▶ **Prompt**: Quote the data exactly, first line to the line containing "const fit4 = [[1, 2], [7, 5]];", with no pictures.

▶ **Source data**:
━━━━━━━━━━━━━━━━━━━━━━━━━━━━━━
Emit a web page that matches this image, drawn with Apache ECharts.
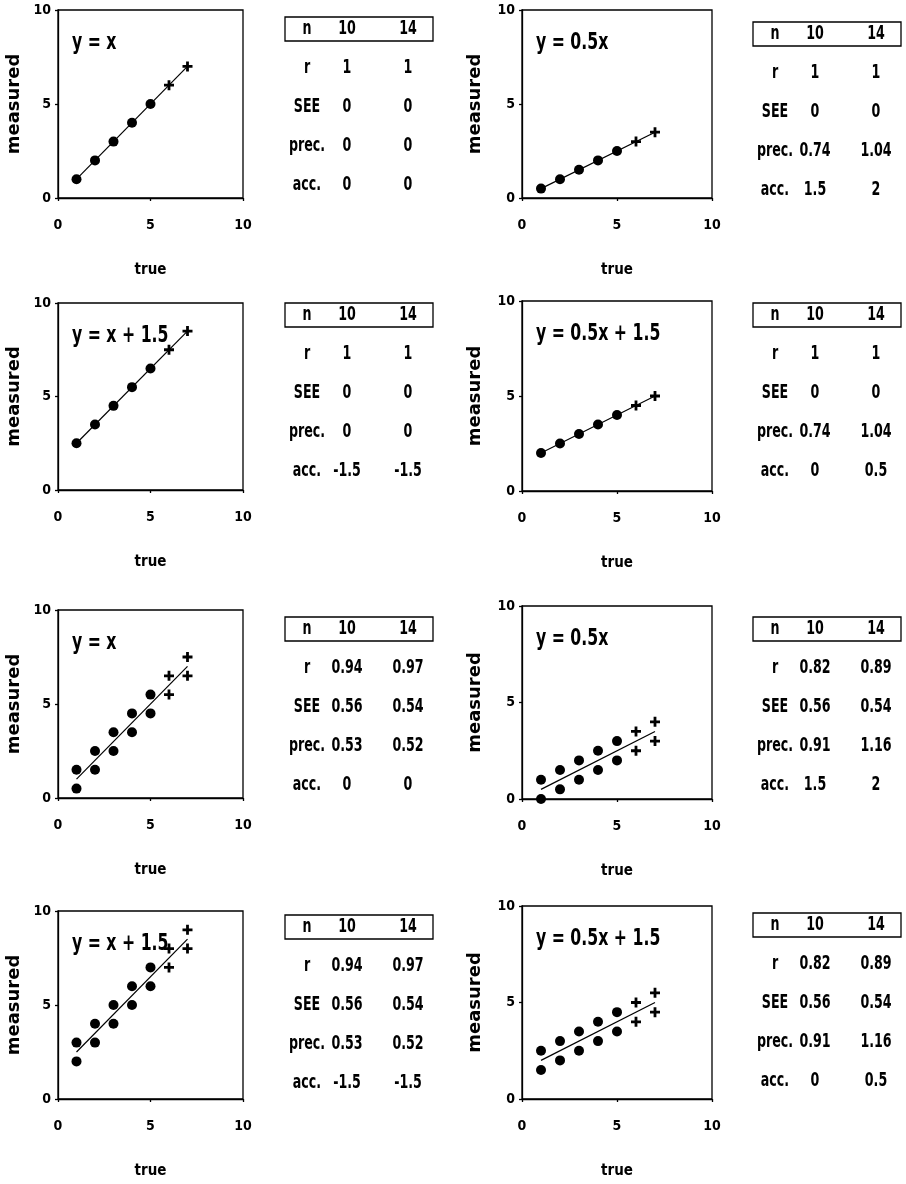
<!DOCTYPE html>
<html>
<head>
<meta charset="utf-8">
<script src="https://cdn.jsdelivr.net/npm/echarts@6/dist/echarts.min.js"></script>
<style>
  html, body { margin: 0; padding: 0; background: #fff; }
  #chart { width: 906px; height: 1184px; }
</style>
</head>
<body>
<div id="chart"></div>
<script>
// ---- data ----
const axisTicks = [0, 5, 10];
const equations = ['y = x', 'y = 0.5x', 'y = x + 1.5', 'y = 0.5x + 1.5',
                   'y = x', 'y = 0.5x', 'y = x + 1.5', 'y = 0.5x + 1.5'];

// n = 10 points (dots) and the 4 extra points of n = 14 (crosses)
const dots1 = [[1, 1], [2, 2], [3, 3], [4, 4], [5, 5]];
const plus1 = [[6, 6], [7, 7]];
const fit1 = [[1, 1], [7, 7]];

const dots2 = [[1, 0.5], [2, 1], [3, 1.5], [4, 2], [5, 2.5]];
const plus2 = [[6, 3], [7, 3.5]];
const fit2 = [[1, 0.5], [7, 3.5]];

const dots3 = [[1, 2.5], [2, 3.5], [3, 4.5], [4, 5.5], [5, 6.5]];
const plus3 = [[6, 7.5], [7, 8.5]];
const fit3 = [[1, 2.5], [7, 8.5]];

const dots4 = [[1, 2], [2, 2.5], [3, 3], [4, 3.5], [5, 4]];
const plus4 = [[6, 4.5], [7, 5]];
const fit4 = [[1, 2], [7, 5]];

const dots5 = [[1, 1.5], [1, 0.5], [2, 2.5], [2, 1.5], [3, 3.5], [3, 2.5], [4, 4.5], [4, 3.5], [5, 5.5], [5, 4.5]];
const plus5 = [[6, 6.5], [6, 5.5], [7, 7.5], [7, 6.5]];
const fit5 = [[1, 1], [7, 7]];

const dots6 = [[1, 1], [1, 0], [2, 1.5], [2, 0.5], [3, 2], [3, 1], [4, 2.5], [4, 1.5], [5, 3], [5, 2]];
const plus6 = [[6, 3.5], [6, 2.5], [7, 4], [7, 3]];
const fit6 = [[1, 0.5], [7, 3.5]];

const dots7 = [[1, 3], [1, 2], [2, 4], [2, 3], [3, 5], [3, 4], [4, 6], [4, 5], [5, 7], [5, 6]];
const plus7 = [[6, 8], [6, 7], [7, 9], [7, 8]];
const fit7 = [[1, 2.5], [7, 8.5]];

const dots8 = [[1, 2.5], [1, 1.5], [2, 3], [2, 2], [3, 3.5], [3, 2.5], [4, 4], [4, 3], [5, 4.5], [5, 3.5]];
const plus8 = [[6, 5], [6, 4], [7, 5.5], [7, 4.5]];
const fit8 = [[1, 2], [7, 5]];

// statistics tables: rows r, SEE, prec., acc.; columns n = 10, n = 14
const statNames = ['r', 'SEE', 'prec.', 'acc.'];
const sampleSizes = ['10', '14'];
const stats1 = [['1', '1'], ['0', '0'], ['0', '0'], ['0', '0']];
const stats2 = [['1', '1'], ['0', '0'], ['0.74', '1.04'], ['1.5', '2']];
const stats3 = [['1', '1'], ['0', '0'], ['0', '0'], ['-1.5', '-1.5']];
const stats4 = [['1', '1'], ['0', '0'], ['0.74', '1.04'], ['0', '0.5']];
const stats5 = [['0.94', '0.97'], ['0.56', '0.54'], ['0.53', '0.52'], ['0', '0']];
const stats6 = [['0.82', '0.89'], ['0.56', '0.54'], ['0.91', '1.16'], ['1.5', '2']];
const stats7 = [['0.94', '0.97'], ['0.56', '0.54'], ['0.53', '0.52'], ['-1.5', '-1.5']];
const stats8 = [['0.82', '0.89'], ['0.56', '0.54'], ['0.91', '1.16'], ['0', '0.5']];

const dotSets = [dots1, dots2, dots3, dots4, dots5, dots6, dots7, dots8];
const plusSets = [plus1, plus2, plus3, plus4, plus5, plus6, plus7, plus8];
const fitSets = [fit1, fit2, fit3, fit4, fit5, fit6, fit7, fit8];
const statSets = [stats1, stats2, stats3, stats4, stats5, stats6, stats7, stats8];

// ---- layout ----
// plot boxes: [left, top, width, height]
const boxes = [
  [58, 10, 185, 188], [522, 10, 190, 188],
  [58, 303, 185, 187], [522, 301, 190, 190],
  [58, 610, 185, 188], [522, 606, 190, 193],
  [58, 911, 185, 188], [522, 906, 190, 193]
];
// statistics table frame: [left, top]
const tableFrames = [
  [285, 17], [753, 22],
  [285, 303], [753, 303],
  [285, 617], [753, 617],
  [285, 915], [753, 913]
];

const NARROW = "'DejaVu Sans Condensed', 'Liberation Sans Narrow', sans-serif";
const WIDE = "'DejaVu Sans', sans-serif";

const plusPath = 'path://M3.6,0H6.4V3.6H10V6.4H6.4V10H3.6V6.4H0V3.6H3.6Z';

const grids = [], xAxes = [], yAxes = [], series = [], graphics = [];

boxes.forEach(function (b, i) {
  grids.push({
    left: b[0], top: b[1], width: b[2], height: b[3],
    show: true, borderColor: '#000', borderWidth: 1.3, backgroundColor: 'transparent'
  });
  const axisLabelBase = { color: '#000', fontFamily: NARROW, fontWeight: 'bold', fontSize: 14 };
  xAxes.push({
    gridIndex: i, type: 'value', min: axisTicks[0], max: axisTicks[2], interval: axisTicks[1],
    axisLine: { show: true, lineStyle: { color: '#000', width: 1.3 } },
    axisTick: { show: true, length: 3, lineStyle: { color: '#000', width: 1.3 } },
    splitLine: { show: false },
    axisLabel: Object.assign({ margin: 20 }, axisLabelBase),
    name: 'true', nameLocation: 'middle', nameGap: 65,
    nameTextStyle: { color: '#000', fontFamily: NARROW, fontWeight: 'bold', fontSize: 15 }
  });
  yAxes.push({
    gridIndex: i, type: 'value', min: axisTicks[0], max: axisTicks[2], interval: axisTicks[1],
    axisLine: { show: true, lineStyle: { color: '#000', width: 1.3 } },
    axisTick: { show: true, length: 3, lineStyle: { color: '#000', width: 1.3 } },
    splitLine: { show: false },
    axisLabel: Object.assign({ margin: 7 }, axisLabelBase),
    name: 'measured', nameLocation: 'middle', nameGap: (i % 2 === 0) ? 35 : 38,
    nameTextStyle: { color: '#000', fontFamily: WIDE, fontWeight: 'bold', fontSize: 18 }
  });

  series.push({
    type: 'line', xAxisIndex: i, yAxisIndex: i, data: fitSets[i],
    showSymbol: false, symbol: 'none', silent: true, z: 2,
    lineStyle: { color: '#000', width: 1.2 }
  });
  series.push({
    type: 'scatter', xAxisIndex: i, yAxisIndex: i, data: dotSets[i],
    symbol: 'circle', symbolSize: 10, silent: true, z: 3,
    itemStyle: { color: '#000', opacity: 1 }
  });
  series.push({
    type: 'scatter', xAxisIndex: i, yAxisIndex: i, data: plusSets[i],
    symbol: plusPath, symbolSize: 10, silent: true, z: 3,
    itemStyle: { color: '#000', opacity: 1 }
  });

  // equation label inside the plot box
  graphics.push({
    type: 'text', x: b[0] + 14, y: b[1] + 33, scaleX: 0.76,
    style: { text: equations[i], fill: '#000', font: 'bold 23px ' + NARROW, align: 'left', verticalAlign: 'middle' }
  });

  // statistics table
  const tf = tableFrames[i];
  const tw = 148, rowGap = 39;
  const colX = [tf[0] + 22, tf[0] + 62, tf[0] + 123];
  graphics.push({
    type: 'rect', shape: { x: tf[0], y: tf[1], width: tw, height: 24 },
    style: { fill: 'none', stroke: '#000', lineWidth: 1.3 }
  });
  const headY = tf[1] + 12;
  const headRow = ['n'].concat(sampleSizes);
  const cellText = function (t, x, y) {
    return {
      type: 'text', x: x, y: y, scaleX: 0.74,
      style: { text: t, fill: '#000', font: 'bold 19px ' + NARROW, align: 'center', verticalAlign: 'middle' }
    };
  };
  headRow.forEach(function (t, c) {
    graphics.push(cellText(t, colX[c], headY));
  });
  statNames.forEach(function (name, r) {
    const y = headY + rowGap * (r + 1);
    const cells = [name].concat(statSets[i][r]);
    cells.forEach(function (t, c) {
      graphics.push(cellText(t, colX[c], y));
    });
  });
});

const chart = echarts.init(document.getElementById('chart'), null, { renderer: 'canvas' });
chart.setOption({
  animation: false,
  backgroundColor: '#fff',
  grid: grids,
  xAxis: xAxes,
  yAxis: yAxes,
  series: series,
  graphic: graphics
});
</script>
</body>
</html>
━━━━━━━━━━━━━━━━━━━━━━━━━━━━━━
▶ **Answer to this task**:
Emit a web page that matches this image, drawn with Apache ECharts.
<!DOCTYPE html>
<html>
<head>
<meta charset="utf-8">
<script src="https://cdn.jsdelivr.net/npm/echarts@6/dist/echarts.min.js"></script>
<style>
  html, body { margin: 0; padding: 0; background: #fff; }
  #chart { width: 906px; height: 1184px; }
</style>
</head>
<body>
<div id="chart"></div>
<script>
// ---- data ----
const axisTicks = [0, 5, 10];
const equations = ['y = x', 'y = 0.5x', 'y = x + 1.5', 'y = 0.5x + 1.5',
                   'y = x', 'y = 0.5x', 'y = x + 1.5', 'y = 0.5x + 1.5'];

// n = 10 points (dots) and the 4 extra points of n = 14 (crosses)
const dots1 = [[1, 1], [2, 2], [3, 3], [4, 4], [5, 5]];
const plus1 = [[6, 6], [7, 7]];
const fit1 = [[1, 1], [7, 7]];

const dots2 = [[1, 0.5], [2, 1], [3, 1.5], [4, 2], [5, 2.5]];
const plus2 = [[6, 3], [7, 3.5]];
const fit2 = [[1, 0.5], [7, 3.5]];

const dots3 = [[1, 2.5], [2, 3.5], [3, 4.5], [4, 5.5], [5, 6.5]];
const plus3 = [[6, 7.5], [7, 8.5]];
const fit3 = [[1, 2.5], [7, 8.5]];

const dots4 = [[1, 2], [2, 2.5], [3, 3], [4, 3.5], [5, 4]];
const plus4 = [[6, 4.5], [7, 5]];
const fit4 = [[1, 2], [7, 5]];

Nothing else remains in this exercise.